McHaffie: MCU lesson 153 / 2009 Seminars, Part 2

Note: Not at the old Poker1 site. A version of this entry was first published in Poker Player newspaper in 2009.

This is part of a series by Diane McHaffie. She wasn’t a poker player when she began writing this series. These entries chronicle the lessons given to her personally by Mike Caro. Included in her remarkable  poker-learning odyssey are additional comments, tips, and observations from Mike Caro.

Diane McHaffie index.

Diane McHaffie is Director of Operations at Mike Caro University of Poker, Gaming, and Life Strategy. She has traveled the world coordinating events and seminars in the interest of honest poker. You can write her online at

Diane McHaffie

Lessons from MCU

— With bonus content by Mike Caro (pending) —

Lesson 153: 2009 Caro and Brunson Seminars, Part 2

The Power Poker Seminars, at the Rio, presented by Mike Caro and Doyle Brunson continued on June 27th. The topic was “Psychology, Tells, and Manipulation.”

A Quote

Mike pointed out that once you have learned the basic skills of poker; using psychology against your opponents was the next step toward increasing your bankroll. He went on to give us his quote of from 1997, “In poker, psychology is the land where money grows!” I have often watched him use psychology against his opponents with ease and great results.

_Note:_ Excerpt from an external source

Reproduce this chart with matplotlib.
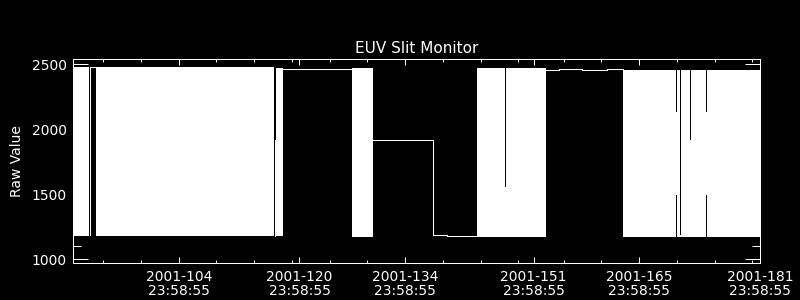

Another psychology tip that he covered was how important it is to watch for tables where the players are having a good time, laughing, visiting and enjoying the game. Those are the tables where you’ll profit the most. You want to avoid the quiet, somber tables of conservative players who take poker far too seriously. No merriment there. No profit, either!

Acting or not

There are two kinds of tells that you need to be aware of, acted and non-acted. Some players will go into acting mode, hoping to fool you. An acted tell happens when a player is attempting to make you think he has a strong hand when he’s actually holding puny cards or vice versa. Meanwhile others are totally unconscious of what they are doing. An example is that someone chewing gum will cease chewing if he is trying to bluff you. If you make a move to call and he continues to chew, he possesses a strong hand.

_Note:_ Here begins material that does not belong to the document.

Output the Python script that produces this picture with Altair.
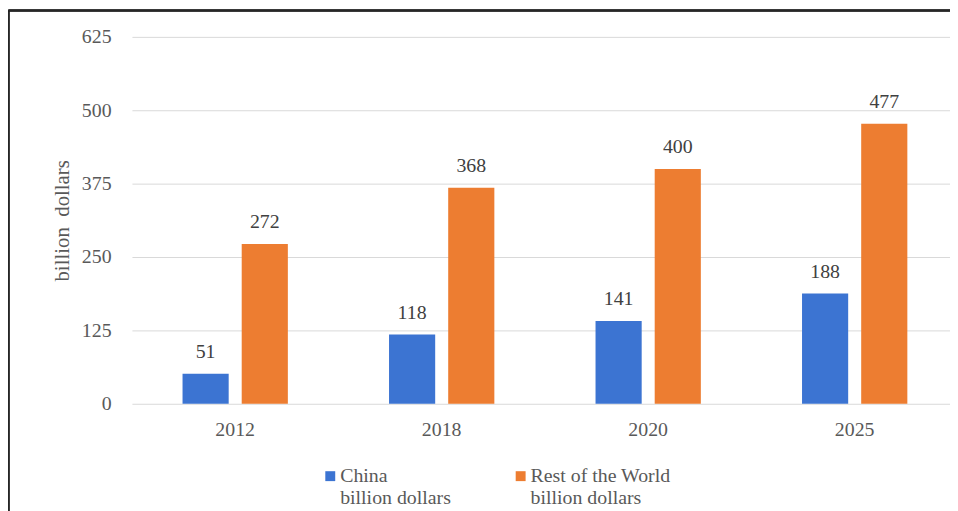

Here are some dangers to watch out for:

Should you witness a player whose hand is suddenly shaking while making a bet, reconsider your actions, as this player is not bluffing and not acting. He has a serious hand, and the shaking is due to a sudden release of tension once a huge hand is recognized, not due to nervousness about bluffing!

If the player that you are involved with is not looking at you, but away from you, watch out! He’s waiting to take your money.

Now, if your opponent shrugs or sighs sadly while making a bet, beat a hasty retreat. His cards are anything but miserable. He is acting sad, but isn’t!

Once again Mike asked for audience participation as he impressed upon them the significance of the sound of a particular tell. That sound, pokerclack, is made beginning with the tongue against the roof of your mouth and it’s a sad sound, indicating a strong hand.

The players on your left are capable of inflicting the most damage, so chat amiably with them, buy them a soda, and become their new friend. Ah, but it isn’t necessary to do any favors for those on your right. In fact, it’s permissible to nicely take advantage of them. But remember, you never want to be an unpleasant opponent, as that can cost you.


Make it a point to observe your opponents’ wagers. If an opponent knocks over the chips he’s betting, but doesn’t tidy them up, he has an impressive hand, so be on guard. You’re going to need a truly powerful hand to proceed. Ah, but if a player does try to repair his tumbled chips, he’s usually weak or bluffing.

Seeing is believing

Here are two of my favorite tells that I like to see Mike describe. Suppose the cards have been dealt out and you’re observing your opponents before you look at your cards, as Mike has taught you to do. You notice that an opponent glances at his cards and very quickly places them back on the table. This person has a huge hand! Another opponent carefully raises his cards to peek at them and stares at them as if he’s hoping a pair of aces will magically appear. Count him out, he possesses a meager hand.